=== Exercise instructions ===
Return precisely the span of lines from the top of the material below to the line containing "ax.set_yticks(y_ticks)", both included. Pictures are excluded.

=== Data shown ===

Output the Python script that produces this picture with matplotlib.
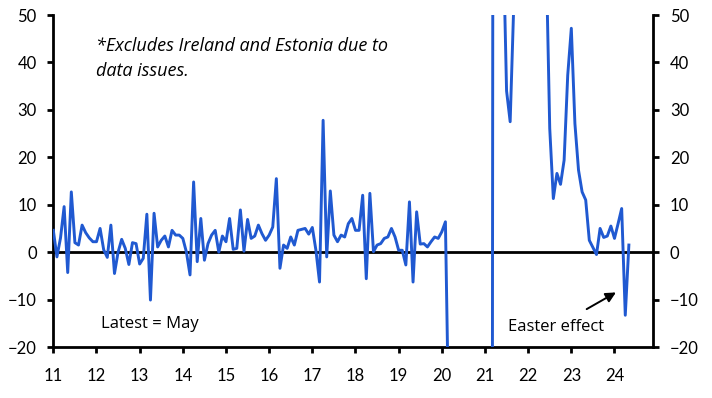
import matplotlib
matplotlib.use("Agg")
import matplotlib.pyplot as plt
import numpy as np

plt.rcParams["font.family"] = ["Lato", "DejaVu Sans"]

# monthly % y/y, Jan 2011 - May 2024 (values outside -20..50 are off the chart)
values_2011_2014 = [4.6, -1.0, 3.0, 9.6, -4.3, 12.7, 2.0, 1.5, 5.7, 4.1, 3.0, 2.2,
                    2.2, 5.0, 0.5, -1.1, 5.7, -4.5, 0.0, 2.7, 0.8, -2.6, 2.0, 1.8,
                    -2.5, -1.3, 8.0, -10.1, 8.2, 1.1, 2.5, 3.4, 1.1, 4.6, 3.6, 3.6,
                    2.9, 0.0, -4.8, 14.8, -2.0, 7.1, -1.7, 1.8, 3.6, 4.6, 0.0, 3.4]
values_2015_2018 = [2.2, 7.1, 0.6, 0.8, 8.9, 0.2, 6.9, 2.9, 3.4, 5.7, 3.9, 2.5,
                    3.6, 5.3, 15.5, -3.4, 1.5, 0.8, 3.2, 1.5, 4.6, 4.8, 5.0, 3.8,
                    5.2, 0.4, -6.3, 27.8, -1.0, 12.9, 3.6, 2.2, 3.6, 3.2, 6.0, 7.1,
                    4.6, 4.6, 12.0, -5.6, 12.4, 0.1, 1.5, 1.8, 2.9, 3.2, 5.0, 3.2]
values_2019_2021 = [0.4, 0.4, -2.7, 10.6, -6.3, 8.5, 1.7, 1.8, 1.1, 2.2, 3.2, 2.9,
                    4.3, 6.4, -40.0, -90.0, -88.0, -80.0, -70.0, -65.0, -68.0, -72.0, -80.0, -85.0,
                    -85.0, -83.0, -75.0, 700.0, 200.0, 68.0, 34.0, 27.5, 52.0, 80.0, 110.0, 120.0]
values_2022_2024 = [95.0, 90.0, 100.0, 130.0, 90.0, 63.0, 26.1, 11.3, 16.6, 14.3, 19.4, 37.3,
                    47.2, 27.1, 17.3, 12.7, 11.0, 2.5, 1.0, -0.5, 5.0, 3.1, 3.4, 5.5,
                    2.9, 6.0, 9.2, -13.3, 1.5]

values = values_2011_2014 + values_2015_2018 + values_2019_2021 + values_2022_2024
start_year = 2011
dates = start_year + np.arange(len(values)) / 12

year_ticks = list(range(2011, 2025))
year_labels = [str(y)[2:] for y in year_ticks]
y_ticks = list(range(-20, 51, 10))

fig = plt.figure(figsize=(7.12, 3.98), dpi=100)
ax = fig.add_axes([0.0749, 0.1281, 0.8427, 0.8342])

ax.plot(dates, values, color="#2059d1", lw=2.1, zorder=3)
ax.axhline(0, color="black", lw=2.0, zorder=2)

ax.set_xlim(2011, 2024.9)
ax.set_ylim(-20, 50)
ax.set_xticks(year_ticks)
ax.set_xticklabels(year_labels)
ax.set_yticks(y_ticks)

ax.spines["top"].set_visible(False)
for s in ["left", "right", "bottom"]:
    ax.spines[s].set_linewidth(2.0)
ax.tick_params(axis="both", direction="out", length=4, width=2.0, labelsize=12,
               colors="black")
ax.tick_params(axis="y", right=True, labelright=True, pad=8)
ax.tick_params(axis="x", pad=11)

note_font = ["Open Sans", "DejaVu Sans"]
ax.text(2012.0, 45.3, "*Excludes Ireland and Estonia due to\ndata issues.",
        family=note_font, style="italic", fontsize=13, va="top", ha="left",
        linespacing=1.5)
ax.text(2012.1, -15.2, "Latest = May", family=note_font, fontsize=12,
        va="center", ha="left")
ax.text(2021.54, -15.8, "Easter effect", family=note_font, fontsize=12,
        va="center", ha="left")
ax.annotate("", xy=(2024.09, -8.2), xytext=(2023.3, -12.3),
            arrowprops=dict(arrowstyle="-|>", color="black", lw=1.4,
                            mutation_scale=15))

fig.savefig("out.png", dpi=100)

=== Task solution ===
Output the Python script that produces this picture with matplotlib.
import matplotlib
matplotlib.use("Agg")
import matplotlib.pyplot as plt
import numpy as np

plt.rcParams["font.family"] = ["Lato", "DejaVu Sans"]

# monthly % y/y, Jan 2011 - May 2024 (values outside -20..50 are off the chart)
values_2011_2014 = [4.6, -1.0, 3.0, 9.6, -4.3, 12.7, 2.0, 1.5, 5.7, 4.1, 3.0, 2.2,
                    2.2, 5.0, 0.5, -1.1, 5.7, -4.5, 0.0, 2.7, 0.8, -2.6, 2.0, 1.8,
                    -2.5, -1.3, 8.0, -10.1, 8.2, 1.1, 2.5, 3.4, 1.1, 4.6, 3.6, 3.6,
                    2.9, 0.0, -4.8, 14.8, -2.0, 7.1, -1.7, 1.8, 3.6, 4.6, 0.0, 3.4]
values_2015_2018 = [2.2, 7.1, 0.6, 0.8, 8.9, 0.2, 6.9, 2.9, 3.4, 5.7, 3.9, 2.5,
                    3.6, 5.3, 15.5, -3.4, 1.5, 0.8, 3.2, 1.5, 4.6, 4.8, 5.0, 3.8,
                    5.2, 0.4, -6.3, 27.8, -1.0, 12.9, 3.6, 2.2, 3.6, 3.2, 6.0, 7.1,
                    4.6, 4.6, 12.0, -5.6, 12.4, 0.1, 1.5, 1.8, 2.9, 3.2, 5.0, 3.2]
values_2019_2021 = [0.4, 0.4, -2.7, 10.6, -6.3, 8.5, 1.7, 1.8, 1.1, 2.2, 3.2, 2.9,
                    4.3, 6.4, -40.0, -90.0, -88.0, -80.0, -70.0, -65.0, -68.0, -72.0, -80.0, -85.0,
                    -85.0, -83.0, -75.0, 700.0, 200.0, 68.0, 34.0, 27.5, 52.0, 80.0, 110.0, 120.0]
values_2022_2024 = [95.0, 90.0, 100.0, 130.0, 90.0, 63.0, 26.1, 11.3, 16.6, 14.3, 19.4, 37.3,
                    47.2, 27.1, 17.3, 12.7, 11.0, 2.5, 1.0, -0.5, 5.0, 3.1, 3.4, 5.5,
                    2.9, 6.0, 9.2, -13.3, 1.5]

values = values_2011_2014 + values_2015_2018 + values_2019_2021 + values_2022_2024
start_year = 2011
dates = start_year + np.arange(len(values)) / 12

year_ticks = list(range(2011, 2025))
year_labels = [str(y)[2:] for y in year_ticks]
y_ticks = list(range(-20, 51, 10))

fig = plt.figure(figsize=(7.12, 3.98), dpi=100)
ax = fig.add_axes([0.0749, 0.1281, 0.8427, 0.8342])

ax.plot(dates, values, color="#2059d1", lw=2.1, zorder=3)
ax.axhline(0, color="black", lw=2.0, zorder=2)

ax.set_xlim(2011, 2024.9)
ax.set_ylim(-20, 50)
ax.set_xticks(year_ticks)
ax.set_xticklabels(year_labels)
ax.set_yticks(y_ticks)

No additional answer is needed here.